The North Atlantic Marine Mammal Commission (NAMMCO) is an international regional body for co-operation on conservation, management and study of marine mammals in the North Atlantic.

The NAMMCO Agreement was signed in Nuuk, Greenland on 9 April 1992 by Norway, Iceland, Greenland, and the Faroe Islands, and entered into force 90 days later on 8 July 1992. The agreement focuses on modern approaches to the study of the marine ecosystem as a whole, and better understanding of marine mammals' role in this system.

The organization came about because the member nations were (and continue to be) dissatisfied with the international management of cetaceans and other marine mammals by the International Whaling Commission. NAMMCO believes that decisions regarding whaling should be based on scientific principles regarding management of whale populations. Through regional cooperation, the member nations of NAMMCO aim to strengthen and further develop effective conservation and management measures for marine mammals. Such measures should be based on the best available scientific evidence, and should take into account both the complexity and vulnerability of the marine ecosystem, and the rights and needs of coastal communities to make a sustainable living from what the sea can provide.

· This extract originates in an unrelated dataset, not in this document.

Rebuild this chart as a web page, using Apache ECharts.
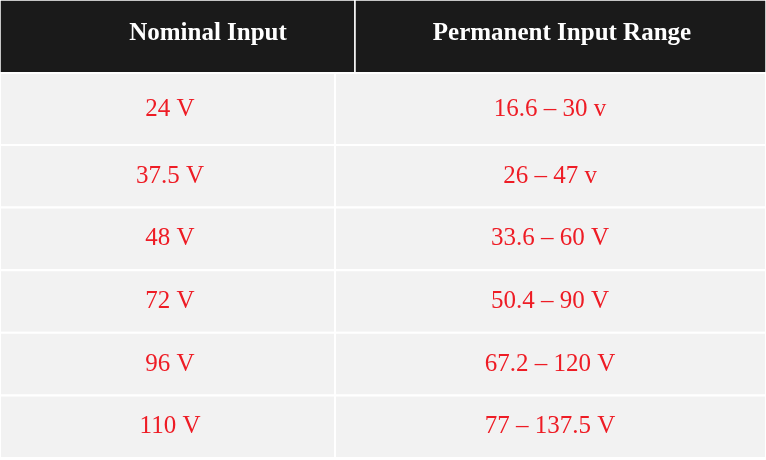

The IWC currently has a moratorium in effect which prohibits all (large species) whaling with a few specific exceptions. Nations opposed to whaling, such as the United Kingdom, do not recognize NAMMCO's claim to be the proper body for management of whale stocks in the North Atlantic, and continue to support the IWC.

==History and structure==

NAMMCO was founded in Nuuk, Greenland on 9 April 1992 by the signatories to Agreement on Cooperation in Research, Conservation and Management of Marine Mammals in the North Atlantic. The Agreement came into force on 7 July 1992 and was itself the product of a Memorandum of Understanding signed in Tromsø in 1990 between the Norwegian and Icelandic governments and the Greenlandic and Faroese home rule governments. The purpose of the organization is set out in Article 2 of the agreement.

The commission has three parts. The council is the decision-making part of the commission, which requests, and acts on, advice from its management committees, which make proposals for management of marine mammals stocks within the region, and from the scientific committee which reviews current scientific literature and carries out its own scientific research.

The commission also hosts workshops and forums devoted to hunting methods and environmental questions.